During an Investor Day event on Tuesday, AT&T projected sustained profit growth over the next three years and promised to return $40 billion to shareholders — signalling that CEO John Stankey, who took the position in 2020, has effectively turned the corner on his turnaround plan after AT&T entered the decade on the backfoot. The obvious turning point? Ditching Warner Bros back in 2022, and getting out of the media world writ large.
Tuning Out
The logic behind AT&T’s mammoth $80 billion acquisition of Warner Bros. in 2018 was pretty simple: own the airwaves, own the content that comes over the airwaves, become an unstoppable media and communications supergiant. (When streamer HBO Max, now just Max, launched in 2020, AT&T made a big deal of bundling it in for existing wireless and broadband customers).
Then came reality: Streaming is an expensive endeavor, once-lucrative linear TV is the Titanic, and the debt load weighed heavily on the balance sheet — eating a big chunk out of annual shareholder dividends. Stankey flipped the Hollywood studio to Discovery for just $43 billion in cash and debt (Warner Bros. Discovery’s current market cap? Just $25 billion), and moved to offload DirecTV to private equity giant TPG.
Now it’s a slimmer AT&T, but a healthier one. The firm remains in a solid third place behind Verizon and T-Mobile in the inch-by-inch all-out turf war for US wireless customers, but it has gained an edge in the new battle for fiber-optic broadband subscribers.
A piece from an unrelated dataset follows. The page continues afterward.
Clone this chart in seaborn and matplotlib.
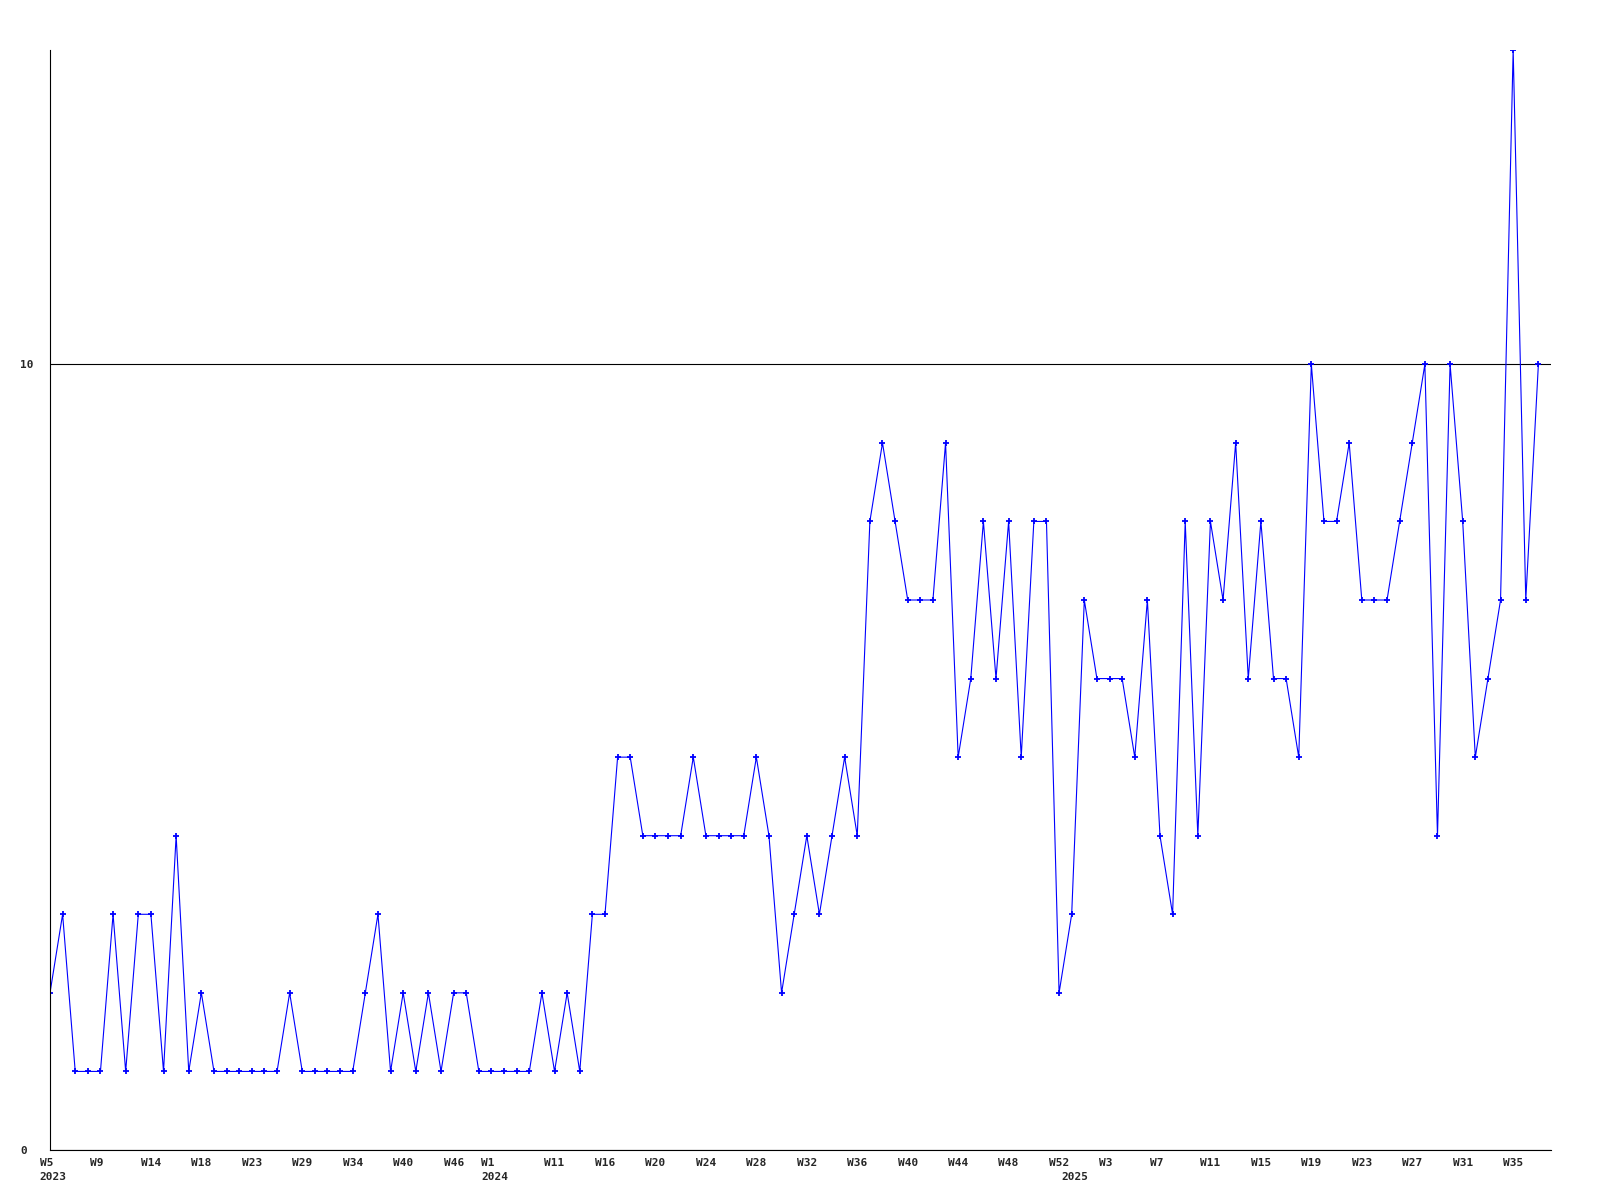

Which means, after ditching HBO, AT&T can once again sell the only story all investors love anyways — growth:
- AT&T said Tuesday it will achieve double-digit profit growth and reach free cash flow of $18 billion by 2027. It will coincide with an increase in capital expenditures; the company says it wants to invest $22 billion annually over the next three years, with ambitious plans to expand its industry-leading fiber-optic broadband reach from around 28 million locations today to more than 50 million by 2029.
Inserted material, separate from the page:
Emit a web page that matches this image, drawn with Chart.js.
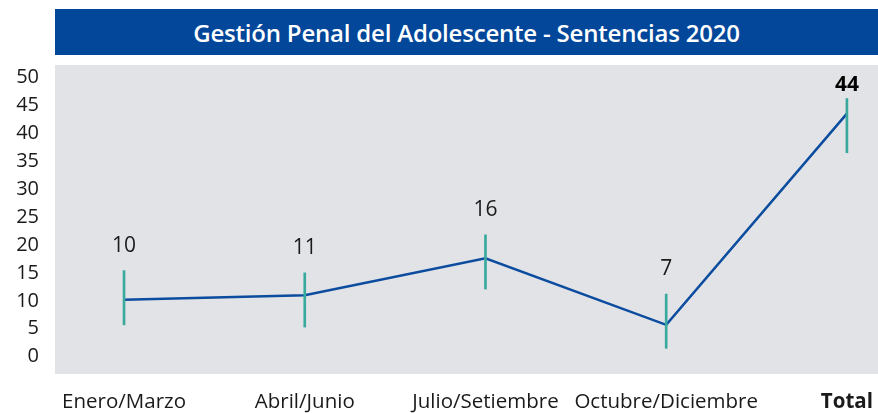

- More importantly, for shareholders, it plans to maintain its $1.11-a-share annual cash dividend, as well spend another $20 billion on share buybacks through 2027.
Sky High: The news earned AT&T a 5% bump on Tuesday, enough to notch a three-year high; shares are up around 37% year-to-date and around 34% since the Warner Bros.’ separation. Shares of WBD, meanwhile, are down nearly 10% year-to-date and over 75% since the deal. But only scoundrels keep score after breakups.